(What to work on)
Can you print the data exactly and leave out each image?

(Collected data)
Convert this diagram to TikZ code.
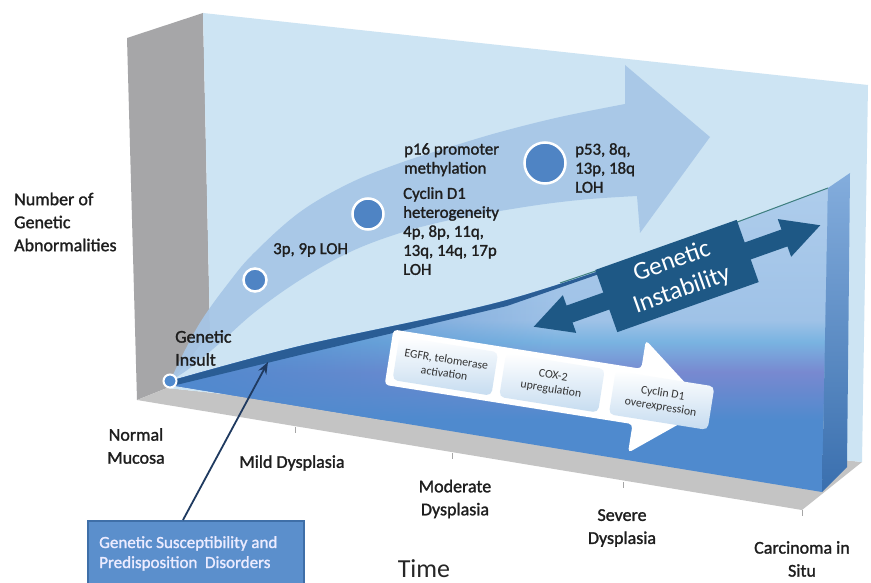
\documentclass[tikz,border=0pt]{standalone}
\usepackage{fontspec}
\setmainfont{Carlito}
\newfontfamily\semib{Carlito}[FakeBold=1.4]
\usetikzlibrary{arrows.meta,fadings}
\definecolor{wallgray}{HTML}{A6A6A8}
\definecolor{floorgray}{HTML}{C4C4C4}
\definecolor{backwall}{HTML}{CDE4F3}
\definecolor{bandblue}{HTML}{A6C6E7}
\definecolor{dotblue}{HTML}{4F84C4}
\definecolor{navy}{HTML}{1E5885}
\definecolor{txt}{HTML}{1E1E1E}
\definecolor{wbase}{HTML}{4F8ACE}
\definecolor{wa}{HTML}{B0CEEC}
\definecolor{wb}{HTML}{9FC2E7}
\definecolor{wc}{HTML}{79B3E1}
\definecolor{wd}{HTML}{7889D0}
\definecolor{stripe}{HTML}{2A5D95}
\definecolor{sideface}{HTML}{3A6FAE}
\definecolor{boxblue}{HTML}{C6DCF0}
\definecolor{suscfill}{HTML}{5B8FCC}
\definecolor{suscline}{HTML}{3F6FA8}
\definecolor{arrowline}{HTML}{1F3A60}
\tikzset{
  lbl/.style={text=txt, font=\semib\fontsize{18}{23}\selectfont, inner sep=0pt},
  note/.style={text=txt, font=\semib\fontsize{16.8}{19}\selectfont, inner sep=0pt, align=left},
  dotnode/.style={circle, fill=dotblue, draw=white, line width=2.5pt, inner sep=0pt},
  stagebox/.style={rectangle, rounded corners=5pt, top color=white, middle color=white, bottom color=boxblue,
     minimum width=100pt, minimum height=44pt, inner sep=1pt, align=center, text=black!80,
     font=\fontsize{11.8}{14}\selectfont, rotate=-9},
}
\begin{document}
\begin{tikzpicture}[x=1pt,y=-1pt]
\useasboundingbox (0,0) rectangle (871,583);
\fill[white] (0,0) rectangle (871,583);
% walls and floor
\fill[wallgray] (127,38) -- (203,13) -- (210,333) -- (167,388) -- (137,400) -- cycle;
\fill[floorgray] (137,400) -- (802,510) -- (862,462) -- (167,388) -- cycle;
\fill[backwall] (203,13) -- (868,85) -- (862,462) -- (167,388) -- (210,333) -- cycle;
% ticks
\foreach \tx/\ty in {295/427, 452/453, 623/482, 802/510}
  \draw[gray!70, line width=0.8pt] (\tx,\ty) -- (\tx,\ty+6);
% big curved arrow
\fill[bandblue, opacity=0.92] plot[smooth, tension=0.6] coordinates {(170,381) (198,326) (230,281) (255,252) (300,212) (350,183) (400,163) (450,147) (500,132) (560,117) (625,104)}
  -- (625,65) -- (710,137) -- (640,233)
  -- plot[smooth, tension=0.6] coordinates {(637,196) (590,199) (545,204) (500,211) (450,220) (400,233) (350,252) (300,280) (255,312) (220,343) (190,368) (170,381)} -- cycle;
% wedge front face
\begin{scope}
\clip plot[smooth, tension=0.5] coordinates {(170,381) (300,346) (507,300) (700,236) (828,188)} -- (822,492) -- (170,385) -- cycle;
\fill[wbase] (150,150) rectangle (860,520);
\shade[top color=wa, bottom color=wb] (150,170) rectangle (860,320);
\shade[top color=wb, bottom color=wc] (150,320) rectangle (860,342);
\shade[top color=wc, bottom color=wd] (150,342) rectangle (860,372);
\shade[top color=wd, bottom color=wbase] (150,372) rectangle (860,420);
\fill[wbase, path fading=east] (160,290) rectangle (560,420);
\fill[stripe] plot[smooth, tension=0.5] coordinates {(170,381) (300,346) (507,300) (700,236)} -- (700,239) -- (507,306) -- (300,355) -- (172,386) -- cycle;
\end{scope}
\draw[teal!50!gray, line width=1pt] (560,283) -- (700,236) -- (828,188);
% wedge side face
\shade[top color=wbase!70!white, middle color=wd!80!sideface, bottom color=sideface] (828,188) -- (850,173) -- (847,467) -- (822,492) -- cycle;
% white process arrow with stages
\begin{scope}[shift={(552,383)}, rotate=-9]
\fill[white, rounded corners=4pt] (-165,-28) -- (86,-28) -- (86,-57) -- (158,0) -- (86,57) -- (86,28) -- (-165,28) -- cycle;
\node[stagebox] (egfr) at (-108,0) {EGFR, telomerase\\activation};
\node[stagebox] (cox) at (0,0) {COX-2\\upregulation};
\node[stagebox] (cyc) at (111,0) {Cyclin D1\\overexpression};
\end{scope}
% genetic instability double arrow
\begin{scope}[shift={(677,276)}, rotate=19.5]
\fill[navy] (-152,0) -- (-114,-20) -- (-114,-9) -- (114,-9) -- (114,-20) -- (152,0) -- (114,20) -- (114,9) -- (-114,9) -- (-114,20) -- cycle;
\fill[navy] (-75,-33) rectangle (75,33);
\node[text=white, font=\fontsize{25.5}{30}\selectfont, align=center, inner sep=0pt, rotate=19.5] (instab) at (0,0) {Genetic\\Instability};
\end{scope}
% dots
\node[circle, fill=wbase, draw=white, line width=2pt, minimum size=13pt, inner sep=0pt] (origin) at (170,381) {};
\node[dotnode, minimum size=23pt] (d1) at (255,280) {};
\node[dotnode, minimum size=31pt] (d2) at (368,214) {};
\node[dotnode, minimum size=41pt] (d3) at (545,163) {};
% notes on the arrow
\node[note, anchor=west] (n1) at (273,250) {3p, 9p LOH};
\node[note, anchor=north west] (n2) at (404,143) {p16 promoter\\methylation};
\node[note, anchor=north west] (n3) at (403,187) {Cyclin D1\\heterogeneity\\4p, 8p, 11q,\\13q, 14q, 17p\\LOH};
\node[note, anchor=north west] (n4) at (575,143) {p53, 8q,\\13p, 18q\\LOH};
% axis labels
\node[lbl, anchor=west, align=left] (yaxis) at (14,222) {Number of\\Genetic\\Abnormalities};
\node[lbl, anchor=west, align=left] (insult) at (175,348) {Genetic\\Insult};
\node[lbl, align=center] (normal) at (136,446) {Normal\\Mucosa};
\node[lbl, align=center] (mild) at (292,463) {Mild Dysplasia};
\node[lbl, align=center] (moderate) at (455,499) {Moderate\\Dysplasia};
\node[lbl, align=center] (severe) at (622,528) {Severe\\Dysplasia};
\node[lbl, align=center] (cis) at (802,559) {Carcinoma in\\Situ};
\node[text=black!85, font=\fontsize{26}{30}\selectfont, inner sep=0pt] (time) at (424,569) {Time};
% susceptibility box
\node[rectangle, fill=suscfill, draw=suscline, line width=1.5pt, anchor=north west, minimum width=216pt, minimum height=80pt] (susc) at (87,520) {};
\node[text=white!92!blue, font=\semib\fontsize{17}{20}\selectfont, align=left, anchor=north west, inner sep=0pt] (susctext) at (99,536) {Genetic Susceptibility and\\Predisposition\ \ Disorders};
\coordinate (suscTop) at (183,520);
\coordinate (insultTip) at (268,362);
\draw[arrowline, line width=1.8pt, -{Stealth[length=12pt, width=9pt]}] (suscTop) -- (insultTip);
\end{tikzpicture}
\end{document}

(Output below)
Convert this diagram to TikZ code.
\documentclass[tikz,border=0pt]{standalone}
\usepackage{fontspec}
\setmainfont{Carlito}
\newfontfamily\semib{Carlito}[FakeBold=1.4]
\usetikzlibrary{arrows.meta,fadings}
\definecolor{wallgray}{HTML}{A6A6A8}
\definecolor{floorgray}{HTML}{C4C4C4}
\definecolor{backwall}{HTML}{CDE4F3}
\definecolor{bandblue}{HTML}{A6C6E7}
\definecolor{dotblue}{HTML}{4F84C4}
\definecolor{navy}{HTML}{1E5885}
\definecolor{txt}{HTML}{1E1E1E}
\definecolor{wbase}{HTML}{4F8ACE}
\definecolor{wa}{HTML}{B0CEEC}
\definecolor{wb}{HTML}{9FC2E7}
\definecolor{wc}{HTML}{79B3E1}
\definecolor{wd}{HTML}{7889D0}
\definecolor{stripe}{HTML}{2A5D95}
\definecolor{sideface}{HTML}{3A6FAE}
\definecolor{boxblue}{HTML}{C6DCF0}
\definecolor{suscfill}{HTML}{5B8FCC}
\definecolor{suscline}{HTML}{3F6FA8}
\definecolor{arrowline}{HTML}{1F3A60}
\tikzset{
  lbl/.style={text=txt, font=\semib\fontsize{18}{23}\selectfont, inner sep=0pt},
  note/.style={text=txt, font=\semib\fontsize{16.8}{19}\selectfont, inner sep=0pt, align=left},
  dotnode/.style={circle, fill=dotblue, draw=white, line width=2.5pt, inner sep=0pt},
  stagebox/.style={rectangle, rounded corners=5pt, top color=white, middle color=white, bottom color=boxblue,
     minimum width=100pt, minimum height=44pt, inner sep=1pt, align=center, text=black!80,
     font=\fontsize{11.8}{14}\selectfont, rotate=-9},
}
\begin{document}
\begin{tikzpicture}[x=1pt,y=-1pt]
\useasboundingbox (0,0) rectangle (871,583);
\fill[white] (0,0) rectangle (871,583);
% walls and floor
\fill[wallgray] (127,38) -- (203,13) -- (210,333) -- (167,388) -- (137,400) -- cycle;
\fill[floorgray] (137,400) -- (802,510) -- (862,462) -- (167,388) -- cycle;
\fill[backwall] (203,13) -- (868,85) -- (862,462) -- (167,388) -- (210,333) -- cycle;
% ticks
\foreach \tx/\ty in {295/427, 452/453, 623/482, 802/510}
  \draw[gray!70, line width=0.8pt] (\tx,\ty) -- (\tx,\ty+6);
% big curved arrow
\fill[bandblue, opacity=0.92] plot[smooth, tension=0.6] coordinates {(170,381) (198,326) (230,281) (255,252) (300,212) (350,183) (400,163) (450,147) (500,132) (560,117) (625,104)}
  -- (625,65) -- (710,137) -- (640,233)
  -- plot[smooth, tension=0.6] coordinates {(637,196) (590,199) (545,204) (500,211) (450,220) (400,233) (350,252) (300,280) (255,312) (220,343) (190,368) (170,381)} -- cycle;
% wedge front face
\begin{scope}
\clip plot[smooth, tension=0.5] coordinates {(170,381) (300,346) (507,300) (700,236) (828,188)} -- (822,492) -- (170,385) -- cycle;
\fill[wbase] (150,150) rectangle (860,520);
\shade[top color=wa, bottom color=wb] (150,170) rectangle (860,320);
\shade[top color=wb, bottom color=wc] (150,320) rectangle (860,342);
\shade[top color=wc, bottom color=wd] (150,342) rectangle (860,372);
\shade[top color=wd, bottom color=wbase] (150,372) rectangle (860,420);
\fill[wbase, path fading=east] (160,290) rectangle (560,420);
\fill[stripe] plot[smooth, tension=0.5] coordinates {(170,381) (300,346) (507,300) (700,236)} -- (700,239) -- (507,306) -- (300,355) -- (172,386) -- cycle;
\end{scope}
\draw[teal!50!gray, line width=1pt] (560,283) -- (700,236) -- (828,188);
% wedge side face
\shade[top color=wbase!70!white, middle color=wd!80!sideface, bottom color=sideface] (828,188) -- (850,173) -- (847,467) -- (822,492) -- cycle;
% white process arrow with stages
\begin{scope}[shift={(552,383)}, rotate=-9]
\fill[white, rounded corners=4pt] (-165,-28) -- (86,-28) -- (86,-57) -- (158,0) -- (86,57) -- (86,28) -- (-165,28) -- cycle;
\node[stagebox] (egfr) at (-108,0) {EGFR, telomerase\\activation};
\node[stagebox] (cox) at (0,0) {COX-2\\upregulation};
\node[stagebox] (cyc) at (111,0) {Cyclin D1\\overexpression};
\end{scope}
% genetic instability double arrow
\begin{scope}[shift={(677,276)}, rotate=19.5]
\fill[navy] (-152,0) -- (-114,-20) -- (-114,-9) -- (114,-9) -- (114,-20) -- (152,0) -- (114,20) -- (114,9) -- (-114,9) -- (-114,20) -- cycle;
\fill[navy] (-75,-33) rectangle (75,33);
\node[text=white, font=\fontsize{25.5}{30}\selectfont, align=center, inner sep=0pt, rotate=19.5] (instab) at (0,0) {Genetic\\Instability};
\end{scope}
% dots
\node[circle, fill=wbase, draw=white, line width=2pt, minimum size=13pt, inner sep=0pt] (origin) at (170,381) {};
\node[dotnode, minimum size=23pt] (d1) at (255,280) {};
\node[dotnode, minimum size=31pt] (d2) at (368,214) {};
\node[dotnode, minimum size=41pt] (d3) at (545,163) {};
% notes on the arrow
\node[note, anchor=west] (n1) at (273,250) {3p, 9p LOH};
\node[note, anchor=north west] (n2) at (404,143) {p16 promoter\\methylation};
\node[note, anchor=north west] (n3) at (403,187) {Cyclin D1\\heterogeneity\\4p, 8p, 11q,\\13q, 14q, 17p\\LOH};
\node[note, anchor=north west] (n4) at (575,143) {p53, 8q,\\13p, 18q\\LOH};
% axis labels
\node[lbl, anchor=west, align=left] (yaxis) at (14,222) {Number of\\Genetic\\Abnormalities};
\node[lbl, anchor=west, align=left] (insult) at (175,348) {Genetic\\Insult};
\node[lbl, align=center] (normal) at (136,446) {Normal\\Mucosa};
\node[lbl, align=center] (mild) at (292,463) {Mild Dysplasia};
\node[lbl, align=center] (moderate) at (455,499) {Moderate\\Dysplasia};
\node[lbl, align=center] (severe) at (622,528) {Severe\\Dysplasia};
\node[lbl, align=center] (cis) at (802,559) {Carcinoma in\\Situ};
\node[text=black!85, font=\fontsize{26}{30}\selectfont, inner sep=0pt] (time) at (424,569) {Time};
% susceptibility box
\node[rectangle, fill=suscfill, draw=suscline, line width=1.5pt, anchor=north west, minimum width=216pt, minimum height=80pt] (susc) at (87,520) {};
\node[text=white!92!blue, font=\semib\fontsize{17}{20}\selectfont, align=left, anchor=north west, inner sep=0pt] (susctext) at (99,536) {Genetic Susceptibility and\\Predisposition\ \ Disorders};
\coordinate (suscTop) at (183,520);
\coordinate (insultTip) at (268,362);
\draw[arrowline, line width=1.8pt, -{Stealth[length=12pt, width=9pt]}] (suscTop) -- (insultTip);
\end{tikzpicture}
\end{document}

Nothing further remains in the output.